#10

Москва, Последний тупик. Явочная квартира московского управления ФСБ России

6 мая 2008 года. Вечер

Как все казалось просто, хорошо и правильно! Не врать, не нарушать законов, не делать другим больно. Это мама учила его – быть хорошим и не высовываться. С последним он всегда спорил, а вот по первому пункту – полное согласие. Это ведь очень верно – быть хорошим. И он был. У него были девушки и женщины, ах какие они были. И лед, и пламень, и вся эта глупая чертовщина с оргиями и грузовиками роз, вываленных у подъезда типовой девятиэтажки в Теплом Стане или в какой-нибудь совершенно дикой и сюрреалистической Капотне.

Но женился он, в результате, на Маше – приличной девочке из приличной семьи.

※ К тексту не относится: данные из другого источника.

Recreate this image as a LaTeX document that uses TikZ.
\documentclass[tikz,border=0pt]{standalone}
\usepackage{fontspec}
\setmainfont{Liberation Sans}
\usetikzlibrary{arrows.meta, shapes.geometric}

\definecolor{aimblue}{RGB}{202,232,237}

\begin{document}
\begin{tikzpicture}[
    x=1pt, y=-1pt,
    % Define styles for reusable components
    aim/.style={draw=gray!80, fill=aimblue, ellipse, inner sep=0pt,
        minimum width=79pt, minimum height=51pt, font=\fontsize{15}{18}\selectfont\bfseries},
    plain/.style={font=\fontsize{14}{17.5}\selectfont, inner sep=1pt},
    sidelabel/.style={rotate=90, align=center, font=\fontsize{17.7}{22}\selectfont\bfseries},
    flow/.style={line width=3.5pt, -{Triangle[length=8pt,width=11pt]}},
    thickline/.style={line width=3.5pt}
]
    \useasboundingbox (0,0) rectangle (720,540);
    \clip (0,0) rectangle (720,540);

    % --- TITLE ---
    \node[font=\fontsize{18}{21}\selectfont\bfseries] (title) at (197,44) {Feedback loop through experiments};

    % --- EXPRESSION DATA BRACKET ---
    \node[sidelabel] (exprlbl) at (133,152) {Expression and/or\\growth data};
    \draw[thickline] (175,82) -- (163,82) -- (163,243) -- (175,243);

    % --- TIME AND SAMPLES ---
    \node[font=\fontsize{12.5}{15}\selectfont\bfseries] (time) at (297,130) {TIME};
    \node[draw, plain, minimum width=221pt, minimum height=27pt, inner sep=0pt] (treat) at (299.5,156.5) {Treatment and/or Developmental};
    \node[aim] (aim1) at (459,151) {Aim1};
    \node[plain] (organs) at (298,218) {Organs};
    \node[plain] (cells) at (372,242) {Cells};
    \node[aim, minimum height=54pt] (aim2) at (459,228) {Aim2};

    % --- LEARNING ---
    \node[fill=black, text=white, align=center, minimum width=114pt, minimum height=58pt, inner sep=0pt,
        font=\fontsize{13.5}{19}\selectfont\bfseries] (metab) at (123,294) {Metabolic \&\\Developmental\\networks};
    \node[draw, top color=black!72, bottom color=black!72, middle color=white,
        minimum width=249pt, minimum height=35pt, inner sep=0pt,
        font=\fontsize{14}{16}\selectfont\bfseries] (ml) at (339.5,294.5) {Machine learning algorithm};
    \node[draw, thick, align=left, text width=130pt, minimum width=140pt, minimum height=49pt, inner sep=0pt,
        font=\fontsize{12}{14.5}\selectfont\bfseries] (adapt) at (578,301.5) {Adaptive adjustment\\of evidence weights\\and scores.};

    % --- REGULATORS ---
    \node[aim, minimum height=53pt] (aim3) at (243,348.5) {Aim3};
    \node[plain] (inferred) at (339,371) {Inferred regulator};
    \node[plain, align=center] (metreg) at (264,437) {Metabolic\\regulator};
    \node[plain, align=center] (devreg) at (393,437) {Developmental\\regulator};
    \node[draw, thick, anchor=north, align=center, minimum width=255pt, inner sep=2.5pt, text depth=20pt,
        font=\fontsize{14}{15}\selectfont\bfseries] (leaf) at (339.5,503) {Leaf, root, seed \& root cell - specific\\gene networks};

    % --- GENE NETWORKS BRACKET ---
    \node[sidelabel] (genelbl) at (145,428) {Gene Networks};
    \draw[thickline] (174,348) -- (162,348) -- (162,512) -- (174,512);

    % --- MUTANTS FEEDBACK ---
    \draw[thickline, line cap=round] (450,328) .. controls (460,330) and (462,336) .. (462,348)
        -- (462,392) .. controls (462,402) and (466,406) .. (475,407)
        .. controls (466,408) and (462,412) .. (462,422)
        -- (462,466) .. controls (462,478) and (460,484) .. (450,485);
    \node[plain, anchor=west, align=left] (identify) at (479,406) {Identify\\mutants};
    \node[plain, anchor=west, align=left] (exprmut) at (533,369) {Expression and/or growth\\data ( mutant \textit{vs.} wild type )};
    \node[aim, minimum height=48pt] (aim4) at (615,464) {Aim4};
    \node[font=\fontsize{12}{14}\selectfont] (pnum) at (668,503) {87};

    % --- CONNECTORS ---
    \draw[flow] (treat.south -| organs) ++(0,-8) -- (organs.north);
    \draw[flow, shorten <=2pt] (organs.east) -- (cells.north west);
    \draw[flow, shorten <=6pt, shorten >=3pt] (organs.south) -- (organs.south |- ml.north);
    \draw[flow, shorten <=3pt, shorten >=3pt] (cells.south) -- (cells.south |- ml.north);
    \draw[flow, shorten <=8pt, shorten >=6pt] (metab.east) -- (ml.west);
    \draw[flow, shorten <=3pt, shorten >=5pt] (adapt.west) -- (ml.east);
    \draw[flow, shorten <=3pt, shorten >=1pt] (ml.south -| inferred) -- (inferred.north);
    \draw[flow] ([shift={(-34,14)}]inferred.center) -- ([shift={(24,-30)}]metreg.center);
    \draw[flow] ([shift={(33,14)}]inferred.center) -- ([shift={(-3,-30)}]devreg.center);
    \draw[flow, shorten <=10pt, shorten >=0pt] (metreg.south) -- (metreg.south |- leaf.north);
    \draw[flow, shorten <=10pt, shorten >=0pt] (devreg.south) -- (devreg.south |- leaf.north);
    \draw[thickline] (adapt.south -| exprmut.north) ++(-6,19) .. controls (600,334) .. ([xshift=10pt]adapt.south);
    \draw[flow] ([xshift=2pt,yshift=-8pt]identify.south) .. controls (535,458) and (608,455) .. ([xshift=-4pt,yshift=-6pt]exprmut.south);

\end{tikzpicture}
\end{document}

Маша была коренной москвичкой, преподавала какую-то чушь в школе для детей с рабочих окраин, краснела, если рядом в транспорте пьяный пассажир говорил от избытка чувств слово «х…», и оказалась девственницей в двадцать три года.

Он носил ее на руках, сдувал пылинки и прекрасно понимал, что стал обладателем редкого, редчайшего сокровища. Понимал, что она будет любить его беззаветно, родит ему прекрасных детей, все поймет, все простит, и именно с ней он проживет жизнь – такую, что мама была бы довольна. Маша, очарованная ярким мужчиной, который уже был и богат, и знаменит, прощала и разрешала ему все. Она терпела дикие пьяные истерики, которые случались с ним несколько лет подряд, примерно раз в два месяца, когда он в очередной раз приезжал в их тесную однушку в Бибирево из аэропорта – вонючий, дикий, с огромными глазами, заросший щетиной по самые глаза. Он вываливал на середине комнаты грязную одежду из рюкзака, порывисто обнимал ее, целовал, потом начинал пить и плакать, а потом – рассказывал ужасы и мерзости, которые привез с собой. Привез с войны. Каждый раз, проснувшись утром, он скреб в ванной мочалкой лицо, тело и, казалось, душу, обещая, что больше никогда, слышишь, никогда! – ноги его не будет в этой гребаной Ичкерии, в этой пластилиновой стране. «Почему – пластилиновой?» – спрашивала Маша, и ее добрые большие глаза становились еще больше. Он терялся, сбивался на полуслове, а потом начинал хохотать, обнимал жену и таскал по комнате. Она тоже смеялась и смешно колотила кулачками ему по спине. «Отпусти! Отпусти!» – кричала она. «Ну уж нет, – рычал он в ответ диким голосом с комическим кавказским акцентом, – злебний чичен никаго ни атпускаит!»

А потом садился рядом с ней на пол и просто сидел, сидел часами, молча держа ее маленькую ладошку в своей грубой руке.

К вечеру он окончательно приходил в себя, еще раз брился, надевал – непременно – самый лучший свой костюм – и на троллейбусе уезжал в телецентр. Самые мерзкие и гадостные гадости, которые он привез с собой в Москву, нужно было подготовить для эфира.

Однажды он не вернулся в назначенный срок, не вернулся через неделю, и Маша, черная и недвижимая от ужаса, начала рыться в его вещах и блокнотах в поисках хоть каких-нибудь телефонов. Она звонила ему на работу, но там грубо бросали трубки. Она плакала по ночам и смотрела на карту, висевшую над его рабочим столом, пытаясь понять и вспомнить все эти дикие горские названия, чтобы понять – где искать.

А потом он позвонил сам. Чужим, слабым голосом сказал, что все в порядке, и уже завтра он будет в Москве, в Боткинской. Его привезли в аэропорт «Чкаловский» спецбортом, и у трапа уже стояла реанимационная машина с включенными маяками. Машу не пустили, велели приходить через три дня. Если, конечно, разрешит доктор.

Доктор разрешил. Он осмотрел пациента, присвистнул несколько раз, изучая безобразный свежий шрам, рассекавший его торс почти пополам – от паха до груди, – а потом вдруг начал улыбаться и мурлыкать себе под нос что-то про военно-полевую хирургию, которая велика и прекрасна – ныне, и присно, и во веки веков.